The variational quantum eigensolver (VQE) is a promising algorithm for near-term quantum chemistry applications, but selecting optimal ansatz circuits remains challenging. Expressibility, a metric quantifying a circuit's ability to explore the Hilbert space, has been proposed as a guide for ansatz selection, but recent work showed it inconsistently predicts VQE performance under realistic noise for H2. We extend this investigation to cover both H2 and H3+ under four execution scenarios: ideal, noisy, and noisy with zero-noise extrapolation (ZNE) or probabilistic error cancellation (PEC).

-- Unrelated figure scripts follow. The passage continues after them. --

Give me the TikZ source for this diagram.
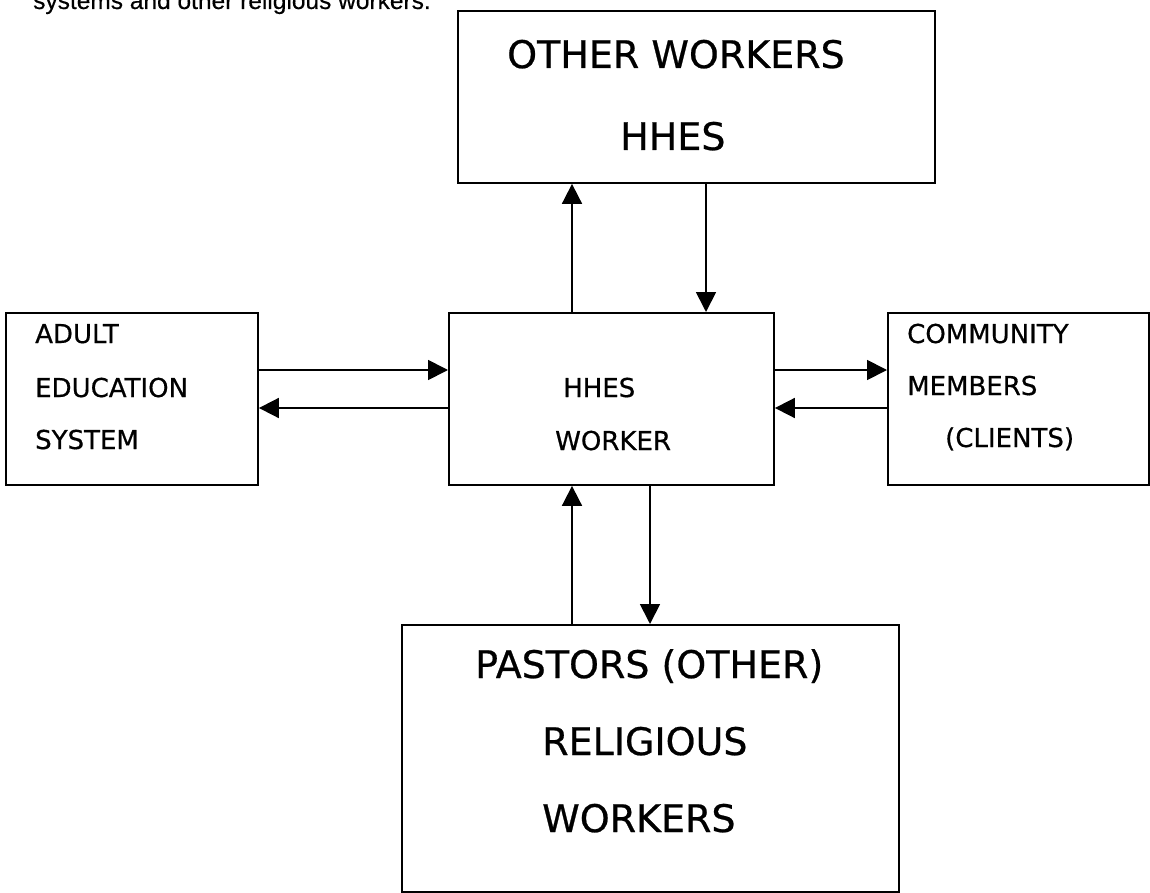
\documentclass[tikz,border=0pt]{standalone}
\usepackage{fontspec}
\setmainfont{DejaVu Sans}[FakeBold=0.6]
\newfontfamily\capfont{Liberation Sans}[FakeBold=0.4]
\usetikzlibrary{arrows.meta}
\tikzset{
  box/.style={draw, line width=1.9pt, rectangle, inner sep=0pt, anchor=north west},
  small/.style={inner sep=0pt, anchor=base west, font=\fontsize{26}{30}\selectfont},
  big/.style={inner sep=0pt, anchor=base west, font=\fontsize{38}{44}\selectfont},
  arr/.style={line width=1.8pt, -{Triangle[length=20pt, width=20pt]}}
}
\begin{document}
\begin{tikzpicture}[x=1pt, y=-1pt]
\useasboundingbox (0,0) rectangle (1150,893);
% caption fragment cut by the top edge
\node[inner sep=0pt, anchor=base west, font=\capfont\fontsize{24.5}{28}\selectfont] (cap) at (33,9) {systems and other religious workers.};
% boxes
\node[box, minimum width=477pt, minimum height=172pt] (top) at (457,10) {};
\node[box, minimum width=252pt, minimum height=172pt] (left) at (5,312) {};
\node[box, minimum width=325pt, minimum height=172pt] (center) at (448,312) {};
\node[box, minimum width=261pt, minimum height=172pt] (right) at (887,312) {};
\node[box, minimum width=497pt, minimum height=267pt] (bottom) at (401,624) {};
% texts
\node[big] (t1) at (507,68) {OTHER WORKERS};
\node[big] (t2) at (620,150) {HHES};
\node[small] (l1) at (35,343) {ADULT};
\node[small] (l2) at (35,397) {EDUCATION};
\node[small] (l3) at (35,449) {SYSTEM};
\node[small] (c1) at (563,397) {HHES};
\node[small] (c2) at (555,450) {WORKER};
\node[small] (r1) at (907,343) {COMMUNITY};
\node[small] (r2) at (907,395) {MEMBERS};
\node[small] (r3) at (945,447) {(CLIENTS)};
\node[big] (b1) at (475,678) {PASTORS (OTHER)};
\node[big] (b2) at (542,755) {RELIGIOUS};
\node[big] (b3) at (542,832) {WORKERS};
% guide coordinates
\coordinate (a1) at (572,0);
\coordinate (a2) at (706,0);
\coordinate (a3) at (650,0);
\coordinate (h1) at (0,370);
\coordinate (h2) at (0,408);
% connectors
\draw[arr] (center.north -| a1) -- (top.south -| a1);
\draw[arr] (top.south -| a2) -- (center.north -| a2);
\draw[arr] (left.east |- h1) -- (center.west |- h1);
\draw[arr] (center.west |- h2) -- (left.east |- h2);
\draw[arr] (center.east |- h1) -- (right.west |- h1);
\draw[arr] (right.west |- h2) -- (center.east |- h2);
\draw[arr] (bottom.north -| a1) -- (center.south -| a1);
\draw[arr] (center.south -| a3) -- (bottom.north -| a3);
\end{tikzpicture}
\end{document}
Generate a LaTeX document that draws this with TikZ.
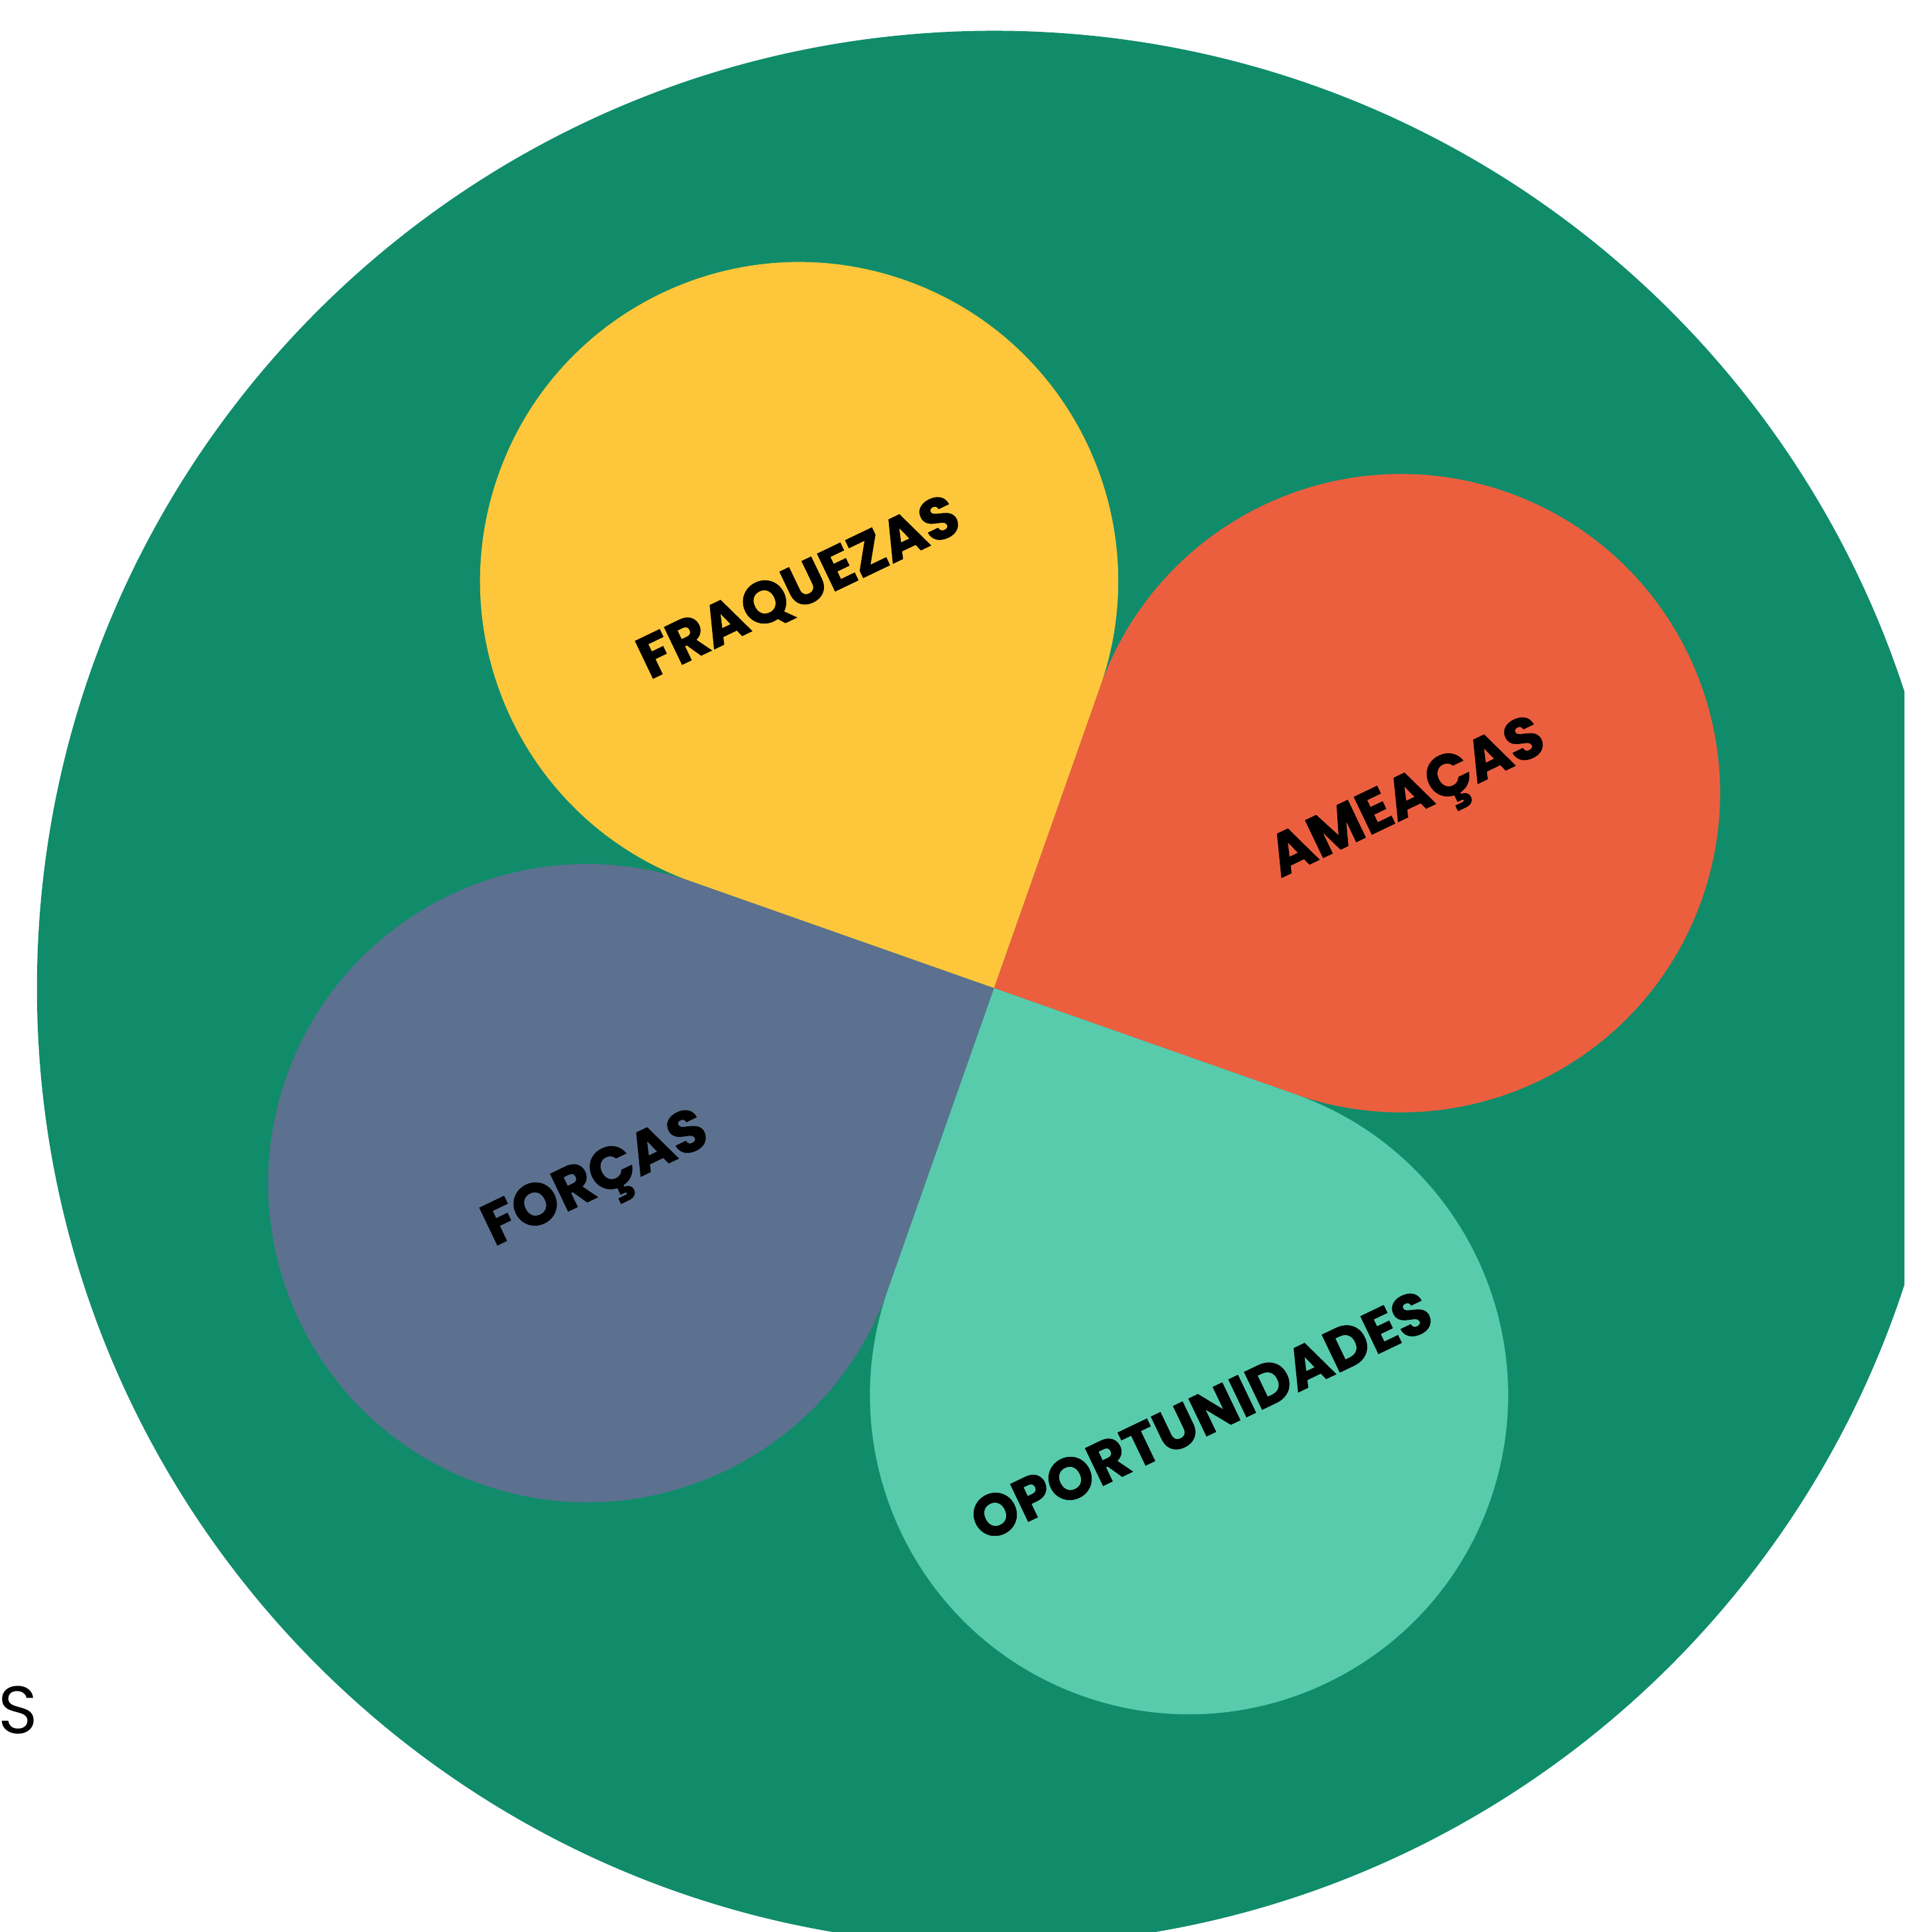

We find that error mitigation does not reliably restore expressibility's predictive power. ZNE reduces error for only 4 of 12 H2 circuits and 4 of 6 H3+ circuits, while PEC actually increases error in 11 of 12 H2 circuits and all 6 H3+ circuits. We reproduce and extend Saib et al.'s key finding that circuit rankings scramble under noise (Spearman ρ≈ -0.1 between ideal and noisy rankings), and identify a new result: ZNE largely preserves noisy rankings (ρ= +0.80 for H2) while PEC actively reorders them (ρ= -0.22). Noisy expressibility, computed from density matrix simulations, strongly predicts unmitigated performance for H3+ (Pearson r = +0.91, p = 0.01), but this metric is computationally intractable at scale. We demonstrate that zero-cost circuit topology metrics such as two-qubit gate count provide comparable or superior predictive power for PEC degradation (r = +0.96 for H3+), while standard expressibility best predicts noisy and ZNE performance for H2 (r = +0.74 and r = +0.77).